*WHAT IS REQUIRED:* Give the number of lines holding the string "React", and nothing else.

*INFORMATION PROVIDED:*
-*-

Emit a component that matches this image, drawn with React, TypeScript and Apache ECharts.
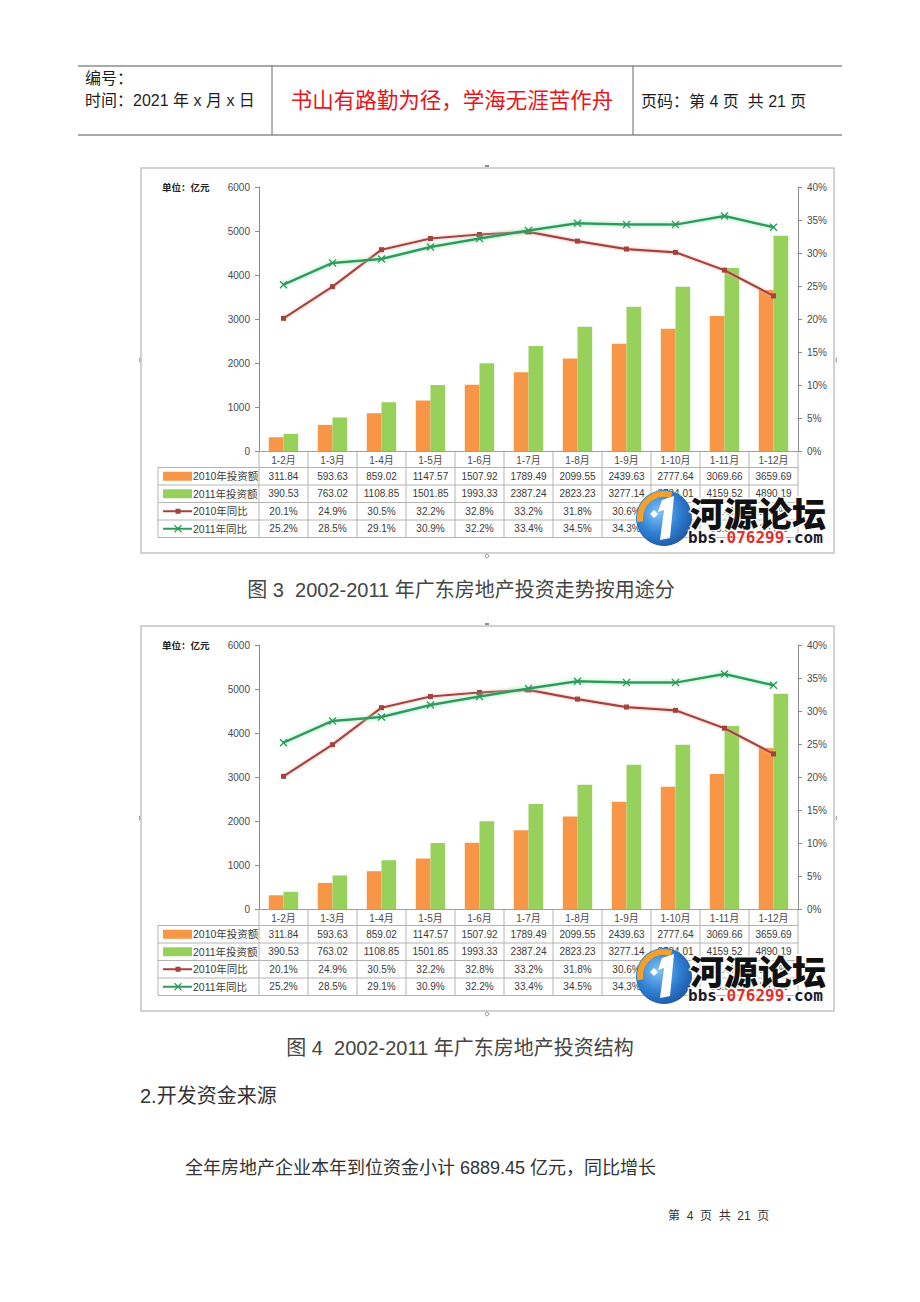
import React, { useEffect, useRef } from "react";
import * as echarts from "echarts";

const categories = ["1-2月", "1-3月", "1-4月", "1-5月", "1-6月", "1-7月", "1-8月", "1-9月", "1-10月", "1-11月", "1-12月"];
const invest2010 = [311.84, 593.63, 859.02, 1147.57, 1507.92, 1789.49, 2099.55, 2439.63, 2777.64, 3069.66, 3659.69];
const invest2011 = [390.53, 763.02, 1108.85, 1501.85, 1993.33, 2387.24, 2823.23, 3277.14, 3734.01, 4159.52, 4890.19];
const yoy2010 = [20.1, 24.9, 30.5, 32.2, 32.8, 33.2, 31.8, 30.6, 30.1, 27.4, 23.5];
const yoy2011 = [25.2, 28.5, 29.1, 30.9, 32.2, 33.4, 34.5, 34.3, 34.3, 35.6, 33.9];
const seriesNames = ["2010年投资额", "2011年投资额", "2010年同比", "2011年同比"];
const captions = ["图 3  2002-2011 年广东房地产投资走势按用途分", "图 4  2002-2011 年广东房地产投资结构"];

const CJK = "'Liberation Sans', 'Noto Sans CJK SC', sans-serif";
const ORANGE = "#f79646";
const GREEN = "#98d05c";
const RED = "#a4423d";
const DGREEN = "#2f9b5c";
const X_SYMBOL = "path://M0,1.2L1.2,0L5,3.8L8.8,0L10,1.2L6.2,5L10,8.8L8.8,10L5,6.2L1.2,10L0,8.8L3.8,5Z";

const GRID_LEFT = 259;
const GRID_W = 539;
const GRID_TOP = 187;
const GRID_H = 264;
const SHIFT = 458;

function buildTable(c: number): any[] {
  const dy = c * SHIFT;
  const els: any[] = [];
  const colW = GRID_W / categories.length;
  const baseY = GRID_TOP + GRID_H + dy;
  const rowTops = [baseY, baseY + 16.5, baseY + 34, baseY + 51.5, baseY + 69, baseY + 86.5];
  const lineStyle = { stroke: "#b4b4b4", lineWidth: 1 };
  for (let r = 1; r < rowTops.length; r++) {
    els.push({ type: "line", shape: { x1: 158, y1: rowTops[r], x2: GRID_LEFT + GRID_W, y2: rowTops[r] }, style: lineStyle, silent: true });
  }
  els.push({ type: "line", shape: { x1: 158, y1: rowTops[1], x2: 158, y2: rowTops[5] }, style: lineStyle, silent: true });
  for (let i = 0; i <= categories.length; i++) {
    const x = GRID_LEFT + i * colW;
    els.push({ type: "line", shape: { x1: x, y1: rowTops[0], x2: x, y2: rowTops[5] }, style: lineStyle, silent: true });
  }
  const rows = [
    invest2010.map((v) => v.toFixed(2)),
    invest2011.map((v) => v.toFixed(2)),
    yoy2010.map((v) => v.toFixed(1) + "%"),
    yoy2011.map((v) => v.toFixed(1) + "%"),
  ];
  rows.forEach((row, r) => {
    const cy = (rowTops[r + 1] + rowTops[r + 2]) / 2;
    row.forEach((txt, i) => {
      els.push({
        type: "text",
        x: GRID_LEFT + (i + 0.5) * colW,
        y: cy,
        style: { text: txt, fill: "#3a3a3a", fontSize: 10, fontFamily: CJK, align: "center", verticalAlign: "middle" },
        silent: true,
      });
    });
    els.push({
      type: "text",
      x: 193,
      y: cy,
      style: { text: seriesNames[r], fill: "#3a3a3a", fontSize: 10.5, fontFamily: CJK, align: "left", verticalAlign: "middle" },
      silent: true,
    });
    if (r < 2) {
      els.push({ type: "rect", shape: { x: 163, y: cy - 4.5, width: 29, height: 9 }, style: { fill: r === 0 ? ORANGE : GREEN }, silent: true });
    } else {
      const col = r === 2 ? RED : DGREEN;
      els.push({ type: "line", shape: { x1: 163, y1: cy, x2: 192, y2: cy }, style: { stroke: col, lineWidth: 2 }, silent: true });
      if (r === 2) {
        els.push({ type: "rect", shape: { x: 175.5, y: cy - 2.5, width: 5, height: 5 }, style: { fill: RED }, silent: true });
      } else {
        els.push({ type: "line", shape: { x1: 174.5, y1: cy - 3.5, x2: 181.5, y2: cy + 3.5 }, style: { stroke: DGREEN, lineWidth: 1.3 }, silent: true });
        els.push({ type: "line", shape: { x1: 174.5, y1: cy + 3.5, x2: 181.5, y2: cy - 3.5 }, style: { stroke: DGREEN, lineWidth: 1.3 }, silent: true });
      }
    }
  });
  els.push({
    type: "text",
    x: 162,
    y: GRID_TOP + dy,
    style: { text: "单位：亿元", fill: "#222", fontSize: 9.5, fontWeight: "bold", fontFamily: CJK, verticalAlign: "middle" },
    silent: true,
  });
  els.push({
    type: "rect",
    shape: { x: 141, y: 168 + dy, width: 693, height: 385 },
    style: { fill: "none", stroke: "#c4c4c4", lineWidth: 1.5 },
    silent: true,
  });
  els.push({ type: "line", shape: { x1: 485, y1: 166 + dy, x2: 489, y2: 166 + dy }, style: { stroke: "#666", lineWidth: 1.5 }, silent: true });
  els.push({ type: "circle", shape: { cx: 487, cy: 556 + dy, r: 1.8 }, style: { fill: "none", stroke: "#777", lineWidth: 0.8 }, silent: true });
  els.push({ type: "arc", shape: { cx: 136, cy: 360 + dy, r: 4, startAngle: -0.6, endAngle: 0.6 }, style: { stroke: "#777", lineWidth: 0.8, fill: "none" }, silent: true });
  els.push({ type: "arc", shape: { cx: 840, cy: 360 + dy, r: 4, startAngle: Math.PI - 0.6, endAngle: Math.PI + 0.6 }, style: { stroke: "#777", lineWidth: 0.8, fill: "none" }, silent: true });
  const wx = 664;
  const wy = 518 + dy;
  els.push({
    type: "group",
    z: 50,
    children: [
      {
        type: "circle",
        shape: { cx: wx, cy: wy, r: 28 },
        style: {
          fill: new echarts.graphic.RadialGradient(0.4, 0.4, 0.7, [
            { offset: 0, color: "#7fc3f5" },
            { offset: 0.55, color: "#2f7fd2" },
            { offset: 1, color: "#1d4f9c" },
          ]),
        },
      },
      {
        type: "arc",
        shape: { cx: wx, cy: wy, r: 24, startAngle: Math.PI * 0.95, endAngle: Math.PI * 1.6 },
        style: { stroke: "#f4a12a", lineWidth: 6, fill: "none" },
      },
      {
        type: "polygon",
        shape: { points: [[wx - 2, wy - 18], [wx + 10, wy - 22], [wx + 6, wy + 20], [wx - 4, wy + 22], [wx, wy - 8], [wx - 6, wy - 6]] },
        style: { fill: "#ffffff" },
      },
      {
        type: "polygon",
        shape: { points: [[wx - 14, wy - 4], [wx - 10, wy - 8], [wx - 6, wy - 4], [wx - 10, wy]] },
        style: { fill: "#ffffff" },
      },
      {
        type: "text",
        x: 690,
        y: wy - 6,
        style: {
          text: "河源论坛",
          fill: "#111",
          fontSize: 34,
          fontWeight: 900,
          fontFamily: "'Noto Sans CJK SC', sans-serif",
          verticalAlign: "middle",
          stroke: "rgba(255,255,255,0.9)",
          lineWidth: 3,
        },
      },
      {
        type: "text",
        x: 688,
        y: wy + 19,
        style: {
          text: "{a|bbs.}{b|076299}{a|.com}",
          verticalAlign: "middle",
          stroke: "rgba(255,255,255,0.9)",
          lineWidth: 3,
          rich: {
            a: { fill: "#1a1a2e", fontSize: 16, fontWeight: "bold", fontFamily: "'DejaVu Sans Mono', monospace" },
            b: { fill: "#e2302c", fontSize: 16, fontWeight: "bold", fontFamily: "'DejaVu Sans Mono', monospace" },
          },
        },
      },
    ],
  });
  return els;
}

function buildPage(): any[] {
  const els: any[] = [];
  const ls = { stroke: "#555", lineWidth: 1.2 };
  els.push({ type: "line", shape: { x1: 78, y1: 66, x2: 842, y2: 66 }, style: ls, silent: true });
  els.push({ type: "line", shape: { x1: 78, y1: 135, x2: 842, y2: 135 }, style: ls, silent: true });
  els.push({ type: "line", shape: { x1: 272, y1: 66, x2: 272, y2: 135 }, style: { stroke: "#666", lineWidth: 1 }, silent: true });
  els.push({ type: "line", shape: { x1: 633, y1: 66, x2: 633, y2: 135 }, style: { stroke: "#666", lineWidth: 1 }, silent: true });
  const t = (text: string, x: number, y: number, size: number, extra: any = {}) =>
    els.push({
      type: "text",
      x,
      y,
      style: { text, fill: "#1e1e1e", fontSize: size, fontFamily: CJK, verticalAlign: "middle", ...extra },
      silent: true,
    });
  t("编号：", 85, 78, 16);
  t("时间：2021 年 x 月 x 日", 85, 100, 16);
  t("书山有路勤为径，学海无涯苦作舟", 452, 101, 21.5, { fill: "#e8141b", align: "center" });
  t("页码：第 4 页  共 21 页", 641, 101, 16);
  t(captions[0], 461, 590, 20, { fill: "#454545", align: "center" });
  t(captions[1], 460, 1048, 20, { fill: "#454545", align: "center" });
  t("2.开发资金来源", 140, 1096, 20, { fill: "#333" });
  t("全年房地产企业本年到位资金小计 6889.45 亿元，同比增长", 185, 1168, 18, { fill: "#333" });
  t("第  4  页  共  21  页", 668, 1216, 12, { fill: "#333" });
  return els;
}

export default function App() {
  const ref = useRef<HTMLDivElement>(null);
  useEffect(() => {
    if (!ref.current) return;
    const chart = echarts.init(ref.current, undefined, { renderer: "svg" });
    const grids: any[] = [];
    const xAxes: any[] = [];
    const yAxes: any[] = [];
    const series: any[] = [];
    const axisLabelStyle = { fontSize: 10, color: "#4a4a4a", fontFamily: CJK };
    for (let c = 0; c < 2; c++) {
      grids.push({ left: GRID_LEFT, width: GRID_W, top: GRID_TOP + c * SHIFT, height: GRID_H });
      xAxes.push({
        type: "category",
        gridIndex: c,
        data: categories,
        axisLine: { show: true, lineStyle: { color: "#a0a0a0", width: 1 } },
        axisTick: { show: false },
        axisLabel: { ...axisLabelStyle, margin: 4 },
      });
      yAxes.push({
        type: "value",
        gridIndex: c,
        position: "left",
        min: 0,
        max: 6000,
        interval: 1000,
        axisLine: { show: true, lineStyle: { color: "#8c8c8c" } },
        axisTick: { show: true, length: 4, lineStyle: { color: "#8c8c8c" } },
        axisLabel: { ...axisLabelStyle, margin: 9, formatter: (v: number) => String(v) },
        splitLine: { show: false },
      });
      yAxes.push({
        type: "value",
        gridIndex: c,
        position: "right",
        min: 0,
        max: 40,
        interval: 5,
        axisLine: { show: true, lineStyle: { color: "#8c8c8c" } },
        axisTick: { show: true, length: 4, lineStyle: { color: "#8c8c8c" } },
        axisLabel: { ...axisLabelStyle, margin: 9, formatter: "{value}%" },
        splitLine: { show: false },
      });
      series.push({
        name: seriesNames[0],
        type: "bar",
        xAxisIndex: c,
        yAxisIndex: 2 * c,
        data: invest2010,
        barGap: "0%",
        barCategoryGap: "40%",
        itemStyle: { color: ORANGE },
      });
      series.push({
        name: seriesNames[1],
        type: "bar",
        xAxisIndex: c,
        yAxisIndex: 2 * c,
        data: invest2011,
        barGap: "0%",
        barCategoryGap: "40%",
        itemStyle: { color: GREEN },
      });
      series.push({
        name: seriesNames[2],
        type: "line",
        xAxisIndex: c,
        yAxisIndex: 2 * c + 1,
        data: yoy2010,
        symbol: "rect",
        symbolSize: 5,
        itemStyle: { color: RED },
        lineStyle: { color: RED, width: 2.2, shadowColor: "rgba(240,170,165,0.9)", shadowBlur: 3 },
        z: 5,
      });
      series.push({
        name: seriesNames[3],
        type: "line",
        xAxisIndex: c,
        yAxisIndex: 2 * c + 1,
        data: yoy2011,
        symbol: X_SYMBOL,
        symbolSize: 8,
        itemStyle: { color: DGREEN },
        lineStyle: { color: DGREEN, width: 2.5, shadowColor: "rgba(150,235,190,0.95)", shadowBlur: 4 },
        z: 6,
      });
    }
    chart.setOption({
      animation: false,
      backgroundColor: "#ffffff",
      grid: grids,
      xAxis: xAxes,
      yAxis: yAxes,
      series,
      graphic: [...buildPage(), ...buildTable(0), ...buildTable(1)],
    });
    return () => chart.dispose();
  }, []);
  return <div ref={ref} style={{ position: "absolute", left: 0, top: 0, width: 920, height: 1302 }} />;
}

-*-

*SOLUTION FOR THIS EXERCISE:* 2